Change. That can be either a good or a bad thing. Some people embrace change and are able to adapt; to others, it may poise to be a real challenge. I understand that everyone has their own experiences in life that contributes to their own unique makeup which makes it a pleasure when meeting new people. I like to learn from people. Life is constantly an ongoing learning process. I think it’s great to mix and mingle with people you don’t normally hang out with or even trying new things. I advocate for that shit. But something that I hate is when people misinterpret my bubbliness for stupidity or naivitee. I’m not dumb. Sure, I sometimes make some crazy, irrational choices that challenge the status quo but don’t mistake this for foolishness.

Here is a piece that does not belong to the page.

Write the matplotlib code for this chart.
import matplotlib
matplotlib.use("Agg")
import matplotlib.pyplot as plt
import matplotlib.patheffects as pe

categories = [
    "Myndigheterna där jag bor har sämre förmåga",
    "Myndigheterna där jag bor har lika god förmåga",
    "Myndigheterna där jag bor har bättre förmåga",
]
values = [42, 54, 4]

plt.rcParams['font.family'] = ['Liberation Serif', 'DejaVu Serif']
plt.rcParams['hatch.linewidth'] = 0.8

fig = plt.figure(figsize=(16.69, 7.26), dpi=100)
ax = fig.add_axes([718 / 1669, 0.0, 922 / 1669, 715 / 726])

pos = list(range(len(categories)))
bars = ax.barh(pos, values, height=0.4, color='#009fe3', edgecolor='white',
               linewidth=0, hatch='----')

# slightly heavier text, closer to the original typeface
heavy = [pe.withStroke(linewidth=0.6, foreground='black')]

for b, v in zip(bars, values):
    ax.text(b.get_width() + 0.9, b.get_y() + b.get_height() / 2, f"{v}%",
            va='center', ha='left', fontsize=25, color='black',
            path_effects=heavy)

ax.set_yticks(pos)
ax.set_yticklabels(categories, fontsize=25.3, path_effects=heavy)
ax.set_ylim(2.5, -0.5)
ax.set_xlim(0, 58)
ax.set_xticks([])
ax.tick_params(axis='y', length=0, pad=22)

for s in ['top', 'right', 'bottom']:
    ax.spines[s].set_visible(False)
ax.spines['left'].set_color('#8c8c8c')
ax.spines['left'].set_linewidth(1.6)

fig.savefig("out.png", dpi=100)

Also, vulnerability. I hate feeling vulnerable. If I open up to you (which only happens to a handful of my close friends), consider it a fucking privilege. Things can get pretty tricky when emotions are involved so don’t fucking toy with me.
WOW. The tone of this entry just changed in an instant. FML. Fuck incompetent people who piss me off. Fuck me and my inability to transcend how I feel in a blog entry. Fuck this damn final tomorrow morning. Fuck guys because they’re all full of shit. Fuck this weight I’ve been gaining. Fuck this city. FUCK!
I am not PMSing, I swear. I’m really just struggling with separating and clarifying my thoughts lately.